After much socialtechnical discussions and hackings, the shiny Pugs::Compiler::Rule and Module::Compile are finally upon us! fglock++ and ingy++ for tirelessly working with #perl6 people, almost non-stop, for the past 48 hours.
There is still a long way to go for Pugs::Compiler::Rule, but it's shaping up to be a promising start. The Perl5-based Perl 6 compiler in the pX/ tree is already moving forward after the release of the Rule engine -- in particular, ruoso++ is is refactoring .pl files into proper .pm modules in the lrep-compiler subtree, similar to how iterator_engine.pl was refactored out to Pugs::Compiler::Rule.
As for Module::Compile... for a general overview of what it is good for, and some of the socialtechnical issues around it, please see my post on perl5-porters and Juerd's excellent overview on perlmonks. I'm really excited about a saner drop-in replacement to source filters so we can cleanly extending the Perl 5 language in a composable fashion.

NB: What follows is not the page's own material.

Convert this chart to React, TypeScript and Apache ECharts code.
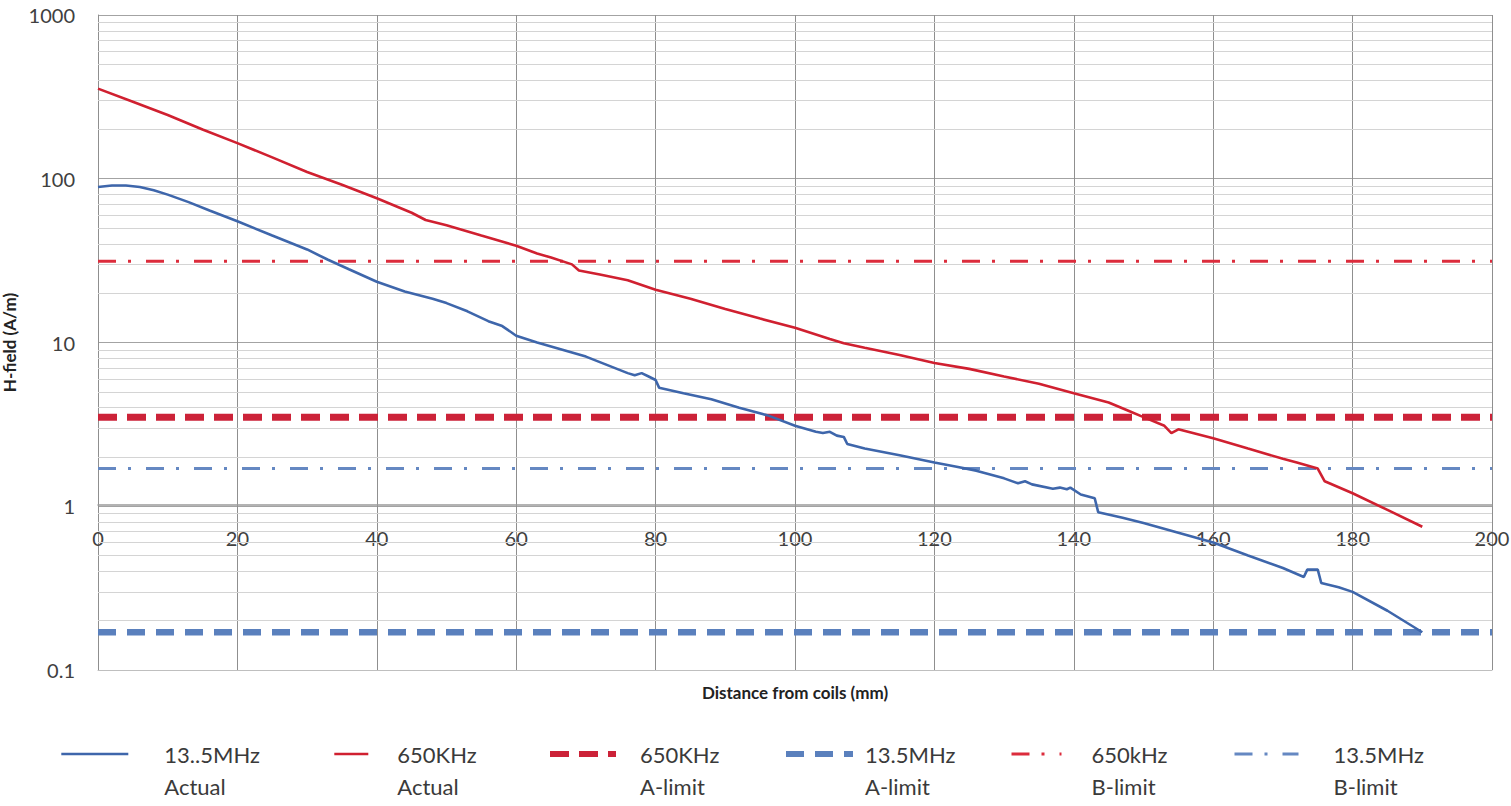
import React, { useEffect, useRef } from "react";
import * as echarts from "echarts";

// ---- data ----
const xMin = 0;
const xMax = 200;
const xInterval = 20;
const yMin = 0.1;
const yMax = 1000;
const yTickLabels = ["0.1", "1", "10", "100", "1000"];
const minorMultipliers = [2, 3, 4, 5, 6, 7, 8, 9];
const decades = [0.1, 1, 10, 100];

const blueActual: [number, number][] = [
  [0, 89], [2, 91], [4, 91], [6, 89], [8, 85], [10, 80], [13, 72], [16, 64], [20, 55],
  [25, 45], [30, 37], [33, 32], [36, 28], [40, 23.5], [44, 20.5], [48, 18.5], [50, 17.4],
  [53, 15.5], [56, 13.5], [58, 12.6], [60, 11], [63, 10], [66, 9.2], [70, 8.2], [73, 7.3],
  [76, 6.5], [77, 6.3], [78, 6.5], [79, 6.2], [80, 5.9], [80.5, 5.3], [84, 4.9], [88, 4.5],
  [92, 4.0], [96, 3.6], [100, 3.1], [103, 2.85], [104, 2.8], [105, 2.85], [106, 2.7],
  [107, 2.65], [107.5, 2.4], [110, 2.25], [115, 2.05], [120, 1.85], [123, 1.75], [126, 1.65],
  [130, 1.48], [132, 1.38], [133, 1.42], [134, 1.36], [137, 1.28], [138, 1.3], [139, 1.27],
  [139.5, 1.3], [141, 1.18], [143, 1.12], [143.5, 0.92], [147, 0.85], [150, 0.79],
  [155, 0.69], [160, 0.6], [165, 0.5], [170, 0.42], [173, 0.37], [173.5, 0.41], [175, 0.41],
  [175.5, 0.34], [178, 0.32], [180, 0.3], [185, 0.23], [190, 0.17],
];

const redActual: [number, number][] = [
  [0, 355], [5, 295], [10, 245], [15, 200], [20, 165], [25, 135], [30, 110], [35, 92],
  [40, 76], [45, 62], [47, 56], [50, 52], [55, 45], [60, 39], [63, 35], [65, 33], [68, 30],
  [69, 27.5], [72, 26], [76, 24], [80, 21], [85, 18.5], [90, 16], [95, 14], [100, 12.3],
  [105, 10.5], [107, 9.9], [110, 9.3], [115, 8.4], [120, 7.5], [125, 6.9], [130, 6.2],
  [135, 5.6], [140, 4.9], [145, 4.3], [148, 3.8], [150, 3.5], [153, 3.1], [154, 2.8],
  [155, 2.95], [160, 2.6], [165, 2.25], [170, 1.95], [172, 1.85], [175, 1.7], [176, 1.42],
  [180, 1.2], [185, 0.95], [190, 0.75],
];

const red650ALimit = 3.5;
const blue13ALimit = 0.17;
const red650BLimit = 31.4;
const blue13BLimit = 1.7;

const seriesNames = [
  "13..5MHz\nActual",
  "650KHz\nActual",
  "650KHz\nA-limit",
  "13.5MHz\nA-limit",
  "650kHz\nB-limit",
  "13.5MHz\nB-limit",
];

const seriesColors = ["#3e66ab", "#d02030", "#cc2238", "#5a80bd", "#dc2c3c", "#6588c2"];
const seriesWidths = [2.6, 2.6, 7, 6.5, 3, 3];
const seriesDashes: any[] = ["solid", "solid", [19, 10], [18, 11], [18, 12, 3, 15], [18, 12, 3, 15]];

// legend layout: [lineStart, lineEnd, textStart]
const legendSlots: [number, number, number][] = [
  [60, 127, 163],
  [333, 367, 396],
  [547, 613, 637],
  [783, 850, 862],
  [1010, 1060, 1090],
  [1233, 1297, 1332],
];

const FONT = "Lato, 'Liberation Sans', sans-serif";

export default function App() {
  const ref = useRef<HTMLDivElement>(null);

  useEffect(() => {
    if (!ref.current) return;
    const chart = echarts.init(ref.current, undefined, { renderer: "svg" });

    const minorVals: number[] = [];
    decades.forEach((d) => minorMultipliers.forEach((m) => minorVals.push(+(d * m).toPrecision(3))));

    const limitLine = (v: number) => [
      [xMin, v],
      [xMax, v],
    ];

    const legends = legendSlots.map(([ls, le, ts], i) => ({
      data: [seriesNames[i]],
      left: ls,
      top: 706,
      padding: 0,
      itemWidth: le - ls,
      itemHeight: 14,
      selectedMode: false,
      formatter: (name: string) => "\n" + name,
      itemStyle: { opacity: 0, borderWidth: 0 },
      lineStyle: {
        width: Math.min(seriesWidths[i], 6),
        type: seriesDashes[i],
        color: seriesColors[i],
      },
      textStyle: {
        fontFamily: FONT,
        fontSize: 22,
        lineHeight: 32,
        color: "#3a3a3a",
        padding: [0, 0, 0, Math.max(0, ts - le - 5)],
      },
    }));

    const makeSeries = (i: number, data: any, z: number) => ({
      name: seriesNames[i],
      type: "line",
      data,
      symbol: "none",
      z,
      lineStyle: { color: seriesColors[i], width: seriesWidths[i], type: seriesDashes[i] },
      itemStyle: { color: seriesColors[i] },
    });

    const option: any = {
      animation: false,
      textStyle: { fontFamily: FONT },
      grid: {
        left: 98,
        right: 19,
        top: 15,
        bottom: 136,
        containLabel: false,
        outerBoundsMode: "none",
      },
      legend: legends,
      xAxis: [
        {
          type: "value",
          min: xMin,
          max: xMax,
          interval: xInterval,
          position: "bottom",
          axisLine: { show: true, lineStyle: { color: "#bfbfbf", width: 1 } },
          axisTick: { show: false },
          axisLabel: { show: false },
          splitLine: { show: true, lineStyle: { color: "#8f8f8f", width: 1 } },
          name: "Distance from coils (mm)",
          nameLocation: "middle",
          nameGap: 14,
          nameTextStyle: { fontFamily: FONT, fontWeight: "bold", fontSize: 17, color: "#222" },
        },
        {
          type: "value",
          min: xMin,
          max: xMax,
          interval: xInterval,
          position: "bottom",
          offset: -165,
          axisLine: { show: true, lineStyle: { color: "#9a9a9a", width: 1.5 } },
          axisTick: { show: false },
          axisLabel: { show: true, margin: 23, fontSize: 20, color: "#404040", fontFamily: FONT },
          splitLine: { show: false },
        },
      ],
      yAxis: {
        type: "log",
        logBase: 10,
        min: yMin,
        max: yMax,
        axisLine: { show: true, lineStyle: { color: "#8f8f8f", width: 1 } },
        axisTick: { show: false },
        axisLabel: {
          margin: 23,
          fontSize: 20,
          color: "#404040",
          fontFamily: FONT,
          formatter: (v: number) => {
            const idx = Math.round(Math.log10(v)) + 1;
            return yTickLabels[idx] ?? String(v);
          },
        },
        splitLine: { show: true, lineStyle: { color: "#a3a3a3", width: 1.2 } },
        name: "H-field (A/m)",
        nameLocation: "middle",
        nameGap: 74,
        nameTextStyle: { fontFamily: FONT, fontWeight: "bold", fontSize: 17, color: "#222" },
      },
      series: [
        {
          name: "minor-grid",
          type: "line",
          data: [],
          z: 1,
          silent: true,
          markLine: {
            silent: true,
            symbol: ["none", "none"],
            label: { show: false },
            lineStyle: { color: "#d4d4d4", width: 1, type: "solid" },
            emphasis: { disabled: true },
            data: minorVals.map((v) => ({ yAxis: v })),
          },
        },
        makeSeries(0, blueActual, 5),
        makeSeries(1, redActual, 5),
        makeSeries(2, limitLine(red650ALimit), 4),
        makeSeries(3, limitLine(blue13ALimit), 4),
        makeSeries(4, limitLine(red650BLimit), 4),
        makeSeries(5, limitLine(blue13BLimit), 4),
      ],
    };

    chart.setOption(option);
    return () => chart.dispose();
  }, []);

  return <div ref={ref} style={{ width: 1511, height: 806, position: "absolute", left: 0, top: 0 }} />;
}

During the discussion of Module::Compile on #p5p, certain very crazy folks suggested a possible "goto *FH" form for Perl 5.10 to simplify the control transition between .pm/.pmc, or anything that needs to transfer control over to other files -- i.e. eval_exec. It is certainly a very perlish, very golfy, very wacky suggestion... Not sure whether it will make into the core or not.
On the Parrot front, today I continue to discover segfaults for Leo to fix, learning quite a bit about gdb and valgrind along the way. Happily, we discovered that all the Perl 6 semantics required by the object space bootstrapping code can be encoded into PIR; I've scribbed down some notes to be translated into a much improved Emit.PIR tree tomorrow.
There is some interest underway from gaal++ and mugwump++ to machine-translate Haskell structures into Perl 6, so we can export all the Pugs/Haskell data definitions (such as Emit.PIR), then encode the same logic into Perl 6, with its rather powerful structural pattern-match syntax for writing compilers and emitters. That may prove to be very useful for the gradual transition toward full self-hosting.